**RECORDS SHOWN:**
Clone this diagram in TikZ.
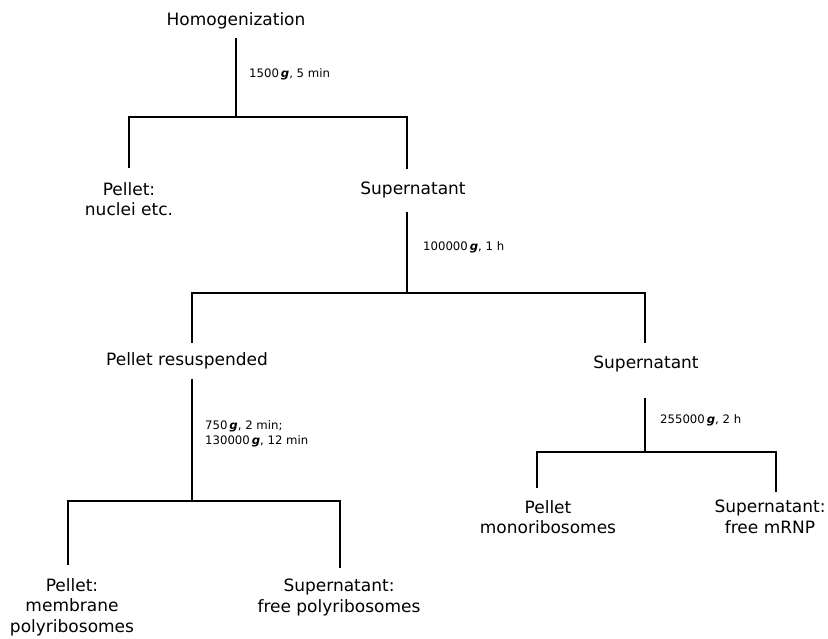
...
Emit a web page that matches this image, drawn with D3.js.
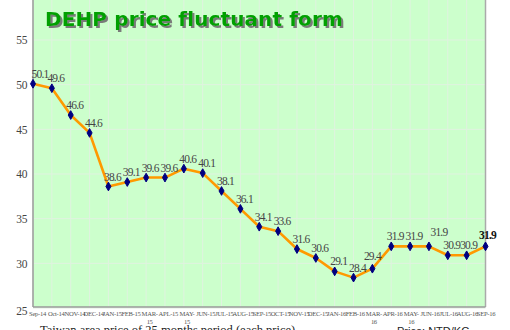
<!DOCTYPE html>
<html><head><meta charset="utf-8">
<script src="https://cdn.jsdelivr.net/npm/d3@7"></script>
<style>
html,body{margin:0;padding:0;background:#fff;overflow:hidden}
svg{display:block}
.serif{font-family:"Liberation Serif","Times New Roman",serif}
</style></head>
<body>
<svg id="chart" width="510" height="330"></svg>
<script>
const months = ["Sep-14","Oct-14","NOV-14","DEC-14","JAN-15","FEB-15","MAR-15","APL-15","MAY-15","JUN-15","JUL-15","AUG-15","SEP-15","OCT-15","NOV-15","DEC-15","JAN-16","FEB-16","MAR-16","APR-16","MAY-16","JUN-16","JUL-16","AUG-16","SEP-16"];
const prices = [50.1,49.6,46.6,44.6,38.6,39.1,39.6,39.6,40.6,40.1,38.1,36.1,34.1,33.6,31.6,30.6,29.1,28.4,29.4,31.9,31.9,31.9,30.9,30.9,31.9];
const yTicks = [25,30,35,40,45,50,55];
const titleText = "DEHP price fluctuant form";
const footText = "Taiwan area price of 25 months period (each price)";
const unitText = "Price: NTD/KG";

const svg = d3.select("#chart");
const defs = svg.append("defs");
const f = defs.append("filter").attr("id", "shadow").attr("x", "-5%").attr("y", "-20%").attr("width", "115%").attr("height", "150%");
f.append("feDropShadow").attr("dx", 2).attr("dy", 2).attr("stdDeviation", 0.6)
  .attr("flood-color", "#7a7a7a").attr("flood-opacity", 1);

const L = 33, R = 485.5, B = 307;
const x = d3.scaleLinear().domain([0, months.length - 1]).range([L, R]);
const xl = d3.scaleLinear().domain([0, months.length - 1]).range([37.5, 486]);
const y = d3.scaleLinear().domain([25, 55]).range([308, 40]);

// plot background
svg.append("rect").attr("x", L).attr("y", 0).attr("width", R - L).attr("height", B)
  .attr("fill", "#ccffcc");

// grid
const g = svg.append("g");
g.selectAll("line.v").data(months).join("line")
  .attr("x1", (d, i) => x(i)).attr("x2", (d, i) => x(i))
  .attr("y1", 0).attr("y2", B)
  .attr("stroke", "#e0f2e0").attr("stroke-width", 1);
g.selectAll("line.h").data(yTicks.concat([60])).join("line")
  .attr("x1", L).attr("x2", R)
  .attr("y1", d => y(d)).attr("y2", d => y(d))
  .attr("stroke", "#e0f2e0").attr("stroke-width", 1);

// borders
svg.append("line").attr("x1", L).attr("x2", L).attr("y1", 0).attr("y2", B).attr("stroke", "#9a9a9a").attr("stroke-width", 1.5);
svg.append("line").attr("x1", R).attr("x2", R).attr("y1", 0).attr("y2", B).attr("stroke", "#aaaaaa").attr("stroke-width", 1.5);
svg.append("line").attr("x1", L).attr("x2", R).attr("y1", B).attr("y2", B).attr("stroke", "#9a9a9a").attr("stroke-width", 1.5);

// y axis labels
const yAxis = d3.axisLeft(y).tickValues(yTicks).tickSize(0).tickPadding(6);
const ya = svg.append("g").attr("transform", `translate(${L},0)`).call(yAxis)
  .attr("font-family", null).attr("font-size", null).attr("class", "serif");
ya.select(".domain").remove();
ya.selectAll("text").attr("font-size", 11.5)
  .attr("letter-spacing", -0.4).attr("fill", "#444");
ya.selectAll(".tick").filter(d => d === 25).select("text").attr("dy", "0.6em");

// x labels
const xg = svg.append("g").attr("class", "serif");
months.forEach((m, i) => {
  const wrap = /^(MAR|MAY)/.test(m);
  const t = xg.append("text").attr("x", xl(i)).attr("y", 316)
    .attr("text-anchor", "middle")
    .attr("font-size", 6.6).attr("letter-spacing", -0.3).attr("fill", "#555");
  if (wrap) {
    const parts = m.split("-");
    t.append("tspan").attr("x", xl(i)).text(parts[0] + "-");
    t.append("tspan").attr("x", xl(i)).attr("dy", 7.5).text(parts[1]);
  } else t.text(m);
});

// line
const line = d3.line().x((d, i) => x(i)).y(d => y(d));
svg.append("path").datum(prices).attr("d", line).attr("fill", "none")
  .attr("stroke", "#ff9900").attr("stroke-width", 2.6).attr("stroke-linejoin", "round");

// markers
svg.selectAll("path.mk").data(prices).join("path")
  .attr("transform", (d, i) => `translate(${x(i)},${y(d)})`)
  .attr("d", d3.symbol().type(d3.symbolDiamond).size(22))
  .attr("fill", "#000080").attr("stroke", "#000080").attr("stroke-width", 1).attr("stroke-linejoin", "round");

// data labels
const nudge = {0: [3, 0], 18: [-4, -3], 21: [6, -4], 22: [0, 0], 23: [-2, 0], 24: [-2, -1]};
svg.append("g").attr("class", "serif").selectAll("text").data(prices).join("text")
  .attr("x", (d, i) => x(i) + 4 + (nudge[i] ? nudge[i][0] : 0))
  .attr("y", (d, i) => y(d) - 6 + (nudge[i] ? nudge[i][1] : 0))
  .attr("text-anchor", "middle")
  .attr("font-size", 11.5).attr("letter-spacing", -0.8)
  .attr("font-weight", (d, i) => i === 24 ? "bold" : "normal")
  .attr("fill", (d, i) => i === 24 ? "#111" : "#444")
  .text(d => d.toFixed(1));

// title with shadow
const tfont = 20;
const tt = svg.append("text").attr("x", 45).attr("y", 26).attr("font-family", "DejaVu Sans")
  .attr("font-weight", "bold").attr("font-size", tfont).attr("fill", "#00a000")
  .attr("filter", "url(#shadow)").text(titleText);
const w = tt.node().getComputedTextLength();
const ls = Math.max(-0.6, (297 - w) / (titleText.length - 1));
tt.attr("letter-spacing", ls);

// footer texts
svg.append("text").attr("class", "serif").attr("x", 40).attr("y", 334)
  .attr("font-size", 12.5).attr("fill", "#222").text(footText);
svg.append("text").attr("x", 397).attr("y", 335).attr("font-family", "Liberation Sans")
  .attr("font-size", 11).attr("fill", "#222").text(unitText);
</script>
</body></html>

**TASK DESCRIPTION:** Count the lines that hold the string "this" and state that number alone.

**TASK OUTPUT:** 2